Entweder ist der Markt gar nicht der echte Markt – das kann stimmen, es fehlt aber die Alternative. Oder die Faktorindizes nutzen keine Fehlbewertungen, sondern zusätzliche  Risiken, die mit höherem Gewinn belohnt werden. Das mag bei kleinen Unternehmen und Momentum-Investments – deren Kurse ja meist schon gut gelaufen sind – vielleicht noch plausibel erscheinen. Bei Value und Low Volatility ist jedoch beim besten Willen kein zusätzliches Risiko zu erkennen. Übrigens liefen beide Indizes in der Powershares-Studie sogar etwas ruhiger als der Markt.

Ein Erklärungsversuch wäre dieser: „Value-Aktien sind fundamental betrachtet riskanter als andere Aktien, da die Unternehmen typischerweise höher verschuldet, weniger profitabel und stärker vom Konjunkturzyklus abhängig sind.“ So heißt es in einem Papier der Anlagestrategen Benedikt Henne und Klaus Telöken von Allianz Global Investors (AGI). Sicherlich sind in einem pauschal zusammengestellten Value-Index auch Werte dabei, deren Kurs nicht ohne Grund so niedrig liegt. Aber es gibt eben auch Value-Investoren, die nur kerngesunde Firmen kaufen und trotzdem sehr erfolgreich damit sind. Das lässt sich mit Zusatzrisiko nicht erklären.

Hinzu kommt: Wer einmal erlebt hat, wie eine Anlegerschar gierig und leichtsinnig geworden ist, zum Beispiel im Jahr 2000, oder komplett verschreckt, also drei Jahre später, der wirft die Effizienztheorie in ihrer reinen Form ganz schnell dahin, wo sie hingehört: in den Papierkorb. Sicherlich sind auch in solchen Zeiten alle verfügbaren Informationen in den Kursen enthalten, aber eben völlig schief, fehlinterpretiert und verzerrt.
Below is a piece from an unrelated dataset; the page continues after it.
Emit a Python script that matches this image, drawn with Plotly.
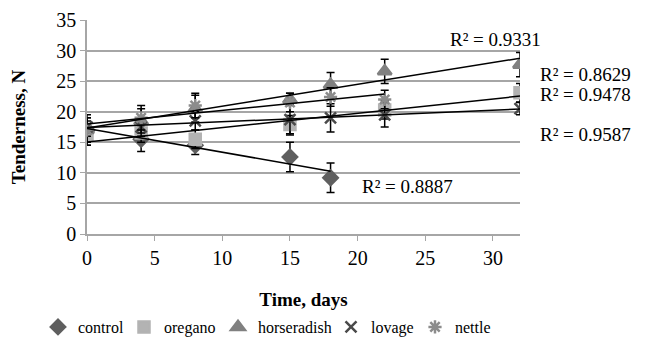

Die Kurse sind dann von ihrem rein logischen Wert meilenweit entfernt.

Durststrecken nicht ausgeschlossen

Plausibler klingt die alternative These, dass Faktor-Investments systematisch Fehlbewertungen ausnutzen. Dazu passt es, dass sie auch über lange Zeit schlechter laufen können als der Markt. So geschehen, als Ende der 90er Jahre alle Welt nur stark wachsende Hightech-Unternehmen kaufen wollte. Deren Kurse schossen in den Himmel, Value-Werte blieben hingegen am Boden und liefen deutlich schlechter. Anschließend entwickelten sich Value-Aktien fast acht Jahre lang besser.

Solche Favoritenwechsel  führen regelmäßig zu der Kritik, dass Faktor-Aktien in guten Zeiten zu teuer werden, dann wieder korrigieren und deshalb langfristig nicht besser laufen können als der Markt. Dieser Effekt ist auch als „Mean Reversion“ („Rückkehr zum Mittel“) bekannt. Er ist ein Hauptargument dreier Wissenschaftler von Research Affiliates. Rob Arnott, Noah Beck und Vitali Kalesnik führen die Faktor-Erfolge der vergangenen 50 Jahre zum großen Teil darauf zurück, dass die Aktien überdurchschnittlich teuer geworden sind.

In diesem Umstand, gepaart mit der aktuell wachsenden Popularität unter Anlegern, sehen die Autoren gute Gründe, dass es demnächst zu einem Smart-Beta-Crash kommen könnte.